**Instructions to follow**
Transcribe the listing exactly, leaving out every picture.
-- Begin Given data --
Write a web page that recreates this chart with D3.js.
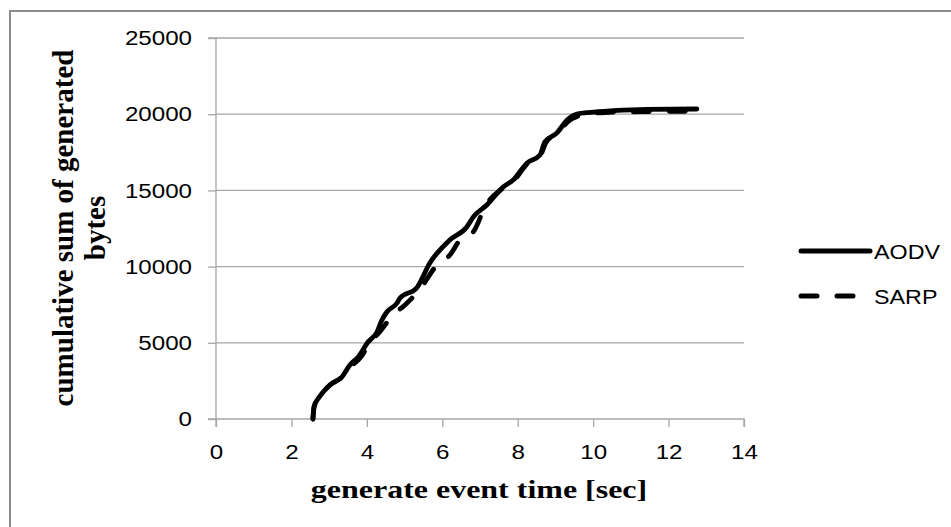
<!DOCTYPE html>
<html><head><meta charset="utf-8">
<script src="https://cdn.jsdelivr.net/npm/d3@7/dist/d3.min.js"></script>
<style>body{margin:0;background:#fff}svg{display:block}</style>
</head><body>
<svg id="c" width="951" height="527"></svg>
<script>
const xTicks = [0, 2, 4, 6, 8, 10, 12, 14];
const yTicks = [0, 5000, 10000, 15000, 20000, 25000];
const seriesNames = ["AODV", "SARP"];
const aodvX = [2.57, 2.6, 2.74, 3.02, 3.34, 3.55, 3.77, 4.03, 4.27, 4.4, 4.53, 4.8, 4.88, 5.32, 5.67, 6.2, 6.65, 6.82, 7.18, 7.61, 7.88, 8.25, 8.59, 8.72, 9.04, 9.31, 9.57, 9.92, 10.53, 11.43, 12.75];
const aodvY = [0, 800, 1440, 2230, 2760, 3540, 4070, 5050, 5710, 6500, 7020, 7610, 7940, 8600, 10240, 11750, 12600, 13250, 14040, 15220, 15680, 16800, 17320, 18180, 18770, 19620, 20010, 20120, 20230, 20320, 20340];
const sarpX = [2.57, 2.6, 2.74, 3.02, 3.34, 3.6, 3.82, 4.08, 4.35, 4.69, 5.01, 5.4, 5.86, 6.2, 6.47, 6.82, 7.15, 7.61, 7.9, 8.25, 8.6, 8.75, 9.05, 9.35, 9.65, 10.0, 10.5, 11.4, 12.75];
const sarpY = [0, 800, 1440, 2230, 2760, 3500, 4000, 5000, 5750, 6820, 7480, 8500, 10100, 10760, 11750, 12270, 14000, 15150, 15650, 16750, 17300, 18150, 18750, 19550, 19920, 20060, 20130, 20170, 20200];

const svg = d3.select("#c");
// outer frame
svg.append("rect").attr("x", 10).attr("y", 11).attr("width", 1000).attr("height", 1000)
  .attr("fill", "none").attr("stroke", "#8c8c8c").attr("stroke-width", 2);

const x = d3.scaleLinear().domain([0, 14]).range([216, 744]);
const y = d3.scaleLinear().domain([0, 25000]).range([419, 38]);

// gridlines
svg.append("g").selectAll("line").data(yTicks.filter(d => d > 0)).join("line")
  .attr("x1", x(0)).attr("x2", x(14)).attr("y1", d => y(d)).attr("y2", d => y(d))
  .attr("stroke", "#a6a6a6").attr("stroke-width", 1.3);

const tickFont = "'Liberation Sans', Arial, sans-serif";
const yAxis = svg.append("g").attr("transform", `translate(${x(0)},0)`)
  .call(d3.axisLeft(y).tickValues(yTicks).tickSize(8).tickPadding(16).tickFormat(d3.format("d")));
const xAxis = svg.append("g").attr("transform", `translate(0,${y(0)})`)
  .call(d3.axisBottom(x).tickValues(xTicks).tickSize(8).tickPadding(17).tickFormat(d3.format("d")));
[yAxis, xAxis].forEach(a => {
  a.select(".domain").attr("stroke", "#a6a6a6").attr("stroke-width", 1.3);
  a.selectAll(".tick line").attr("stroke", "#a6a6a6").attr("stroke-width", 1.3);
  a.selectAll(".tick text").attr("fill", "#000").style("font-family", tickFont).style("font-size", "21px");
});
yAxis.selectAll(".tick text").attr("x", 0).attr("transform", "translate(-24,0) scale(1.15,1)");
xAxis.selectAll(".tick text").attr("transform", "scale(1.15,1)");
yAxis.select(".domain").attr("d", `M-8,${y(25000)}H0V${y(0)}H-8`);
xAxis.select(".domain").attr("d", `M${x(0)},8V0H${x(14)}V8`);

const line = d3.line().x(d => x(d[0])).y(d => y(d[1])).curve(d3.curveMonotoneX);
const aodv = aodvX.map((v, i) => [v, aodvY[i]]);
const sarp = sarpX.map((v, i) => [v, sarpY[i]]);
svg.append("path").datum(aodv).attr("d", line).attr("fill", "none").attr("stroke", "#000")
  .attr("stroke-width", 4.8).attr("stroke-linecap", "round").attr("stroke-linejoin", "round");
svg.append("path").datum(sarp).attr("d", line).attr("fill", "none").attr("stroke", "#000")
  .attr("stroke-width", 4.8).attr("stroke-linecap", "round").attr("stroke-dasharray", "16,20");

// legend
const leg = svg.append("g");
const legY = [251, 296];
seriesNames.forEach((n, i) => {
  leg.append("line").attr("x1", 801).attr("x2", 870).attr("y1", legY[i]).attr("y2", legY[i])
    .attr("stroke", "#000").attr("stroke-width", 5).attr("stroke-linecap", "round")
    .attr("stroke-dasharray", i === 1 ? "16,20" : null);
  leg.append("text").attr("transform", `translate(874,${legY[i] + 8}) scale(1.11,1)`).text(n)
    .style("font-family", tickFont).style("font-size", "21px");
});

// axis titles
svg.append("text").attr("transform", "translate(479,498) scale(1.23,1)").attr("text-anchor", "middle")
  .style("font-family", "'Liberation Serif', 'Times New Roman', serif").style("font-weight", "bold").style("font-size", "26px")
  .text("generate event time [sec]");
const yt = svg.append("text").attr("transform", "translate(73,228) rotate(-90)").attr("text-anchor", "middle")
  .style("font-family", "'Liberation Serif', 'Times New Roman', serif").style("font-weight", "bold").style("font-size", "29px");
yt.append("tspan").attr("x", 0).attr("y", 0).text("cumulative sum of generated");
yt.append("tspan").attr("x", 0).attr("y", 32).text("bytes");
</script>
</body></html>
-- End Given data --
**Problem solution**
Write a web page that recreates this chart with D3.js.
<!DOCTYPE html>
<html><head><meta charset="utf-8">
<script src="https://cdn.jsdelivr.net/npm/d3@7/dist/d3.min.js"></script>
<style>body{margin:0;background:#fff}svg{display:block}</style>
</head><body>
<svg id="c" width="951" height="527"></svg>
<script>
const xTicks = [0, 2, 4, 6, 8, 10, 12, 14];
const yTicks = [0, 5000, 10000, 15000, 20000, 25000];
const seriesNames = ["AODV", "SARP"];
const aodvX = [2.57, 2.6, 2.74, 3.02, 3.34, 3.55, 3.77, 4.03, 4.27, 4.4, 4.53, 4.8, 4.88, 5.32, 5.67, 6.2, 6.65, 6.82, 7.18, 7.61, 7.88, 8.25, 8.59, 8.72, 9.04, 9.31, 9.57, 9.92, 10.53, 11.43, 12.75];
const aodvY = [0, 800, 1440, 2230, 2760, 3540, 4070, 5050, 5710, 6500, 7020, 7610, 7940, 8600, 10240, 11750, 12600, 13250, 14040, 15220, 15680, 16800, 17320, 18180, 18770, 19620, 20010, 20120, 20230, 20320, 20340];
const sarpX = [2.57, 2.6, 2.74, 3.02, 3.34, 3.6, 3.82, 4.08, 4.35, 4.69, 5.01, 5.4, 5.86, 6.2, 6.47, 6.82, 7.15, 7.61, 7.9, 8.25, 8.6, 8.75, 9.05, 9.35, 9.65, 10.0, 10.5, 11.4, 12.75];
const sarpY = [0, 800, 1440, 2230, 2760, 3500, 4000, 5000, 5750, 6820, 7480, 8500, 10100, 10760, 11750, 12270, 14000, 15150, 15650, 16750, 17300, 18150, 18750, 19550, 19920, 20060, 20130, 20170, 20200];

const svg = d3.select("#c");
// outer frame
svg.append("rect").attr("x", 10).attr("y", 11).attr("width", 1000).attr("height", 1000)
  .attr("fill", "none").attr("stroke", "#8c8c8c").attr("stroke-width", 2);

const x = d3.scaleLinear().domain([0, 14]).range([216, 744]);
const y = d3.scaleLinear().domain([0, 25000]).range([419, 38]);

// gridlines
svg.append("g").selectAll("line").data(yTicks.filter(d => d > 0)).join("line")
  .attr("x1", x(0)).attr("x2", x(14)).attr("y1", d => y(d)).attr("y2", d => y(d))
  .attr("stroke", "#a6a6a6").attr("stroke-width", 1.3);

const tickFont = "'Liberation Sans', Arial, sans-serif";
const yAxis = svg.append("g").attr("transform", `translate(${x(0)},0)`)
  .call(d3.axisLeft(y).tickValues(yTicks).tickSize(8).tickPadding(16).tickFormat(d3.format("d")));
const xAxis = svg.append("g").attr("transform", `translate(0,${y(0)})`)
  .call(d3.axisBottom(x).tickValues(xTicks).tickSize(8).tickPadding(17).tickFormat(d3.format("d")));
[yAxis, xAxis].forEach(a => {
  a.select(".domain").attr("stroke", "#a6a6a6").attr("stroke-width", 1.3);
  a.selectAll(".tick line").attr("stroke", "#a6a6a6").attr("stroke-width", 1.3);
  a.selectAll(".tick text").attr("fill", "#000").style("font-family", tickFont).style("font-size", "21px");
});
yAxis.selectAll(".tick text").attr("x", 0).attr("transform", "translate(-24,0) scale(1.15,1)");
xAxis.selectAll(".tick text").attr("transform", "scale(1.15,1)");
yAxis.select(".domain").attr("d", `M-8,${y(25000)}H0V${y(0)}H-8`);
xAxis.select(".domain").attr("d", `M${x(0)},8V0H${x(14)}V8`);

const line = d3.line().x(d => x(d[0])).y(d => y(d[1])).curve(d3.curveMonotoneX);
const aodv = aodvX.map((v, i) => [v, aodvY[i]]);
const sarp = sarpX.map((v, i) => [v, sarpY[i]]);
svg.append("path").datum(aodv).attr("d", line).attr("fill", "none").attr("stroke", "#000")
  .attr("stroke-width", 4.8).attr("stroke-linecap", "round").attr("stroke-linejoin", "round");
svg.append("path").datum(sarp).attr("d", line).attr("fill", "none").attr("stroke", "#000")
  .attr("stroke-width", 4.8).attr("stroke-linecap", "round").attr("stroke-dasharray", "16,20");

// legend
const leg = svg.append("g");
const legY = [251, 296];
seriesNames.forEach((n, i) => {
  leg.append("line").attr("x1", 801).attr("x2", 870).attr("y1", legY[i]).attr("y2", legY[i])
    .attr("stroke", "#000").attr("stroke-width", 5).attr("stroke-linecap", "round")
    .attr("stroke-dasharray", i === 1 ? "16,20" : null);
  leg.append("text").attr("transform", `translate(874,${legY[i] + 8}) scale(1.11,1)`).text(n)
    .style("font-family", tickFont).style("font-size", "21px");
});

// axis titles
svg.append("text").attr("transform", "translate(479,498) scale(1.23,1)").attr("text-anchor", "middle")
  .style("font-family", "'Liberation Serif', 'Times New Roman', serif").style("font-weight", "bold").style("font-size", "26px")
  .text("generate event time [sec]");
const yt = svg.append("text").attr("transform", "translate(73,228) rotate(-90)").attr("text-anchor", "middle")
  .style("font-family", "'Liberation Serif', 'Times New Roman', serif").style("font-weight", "bold").style("font-size", "29px");
yt.append("tspan").attr("x", 0).attr("y", 0).text("cumulative sum of generated");
yt.append("tspan").attr("x", 0).attr("y", 32).text("bytes");
</script>
</body></html>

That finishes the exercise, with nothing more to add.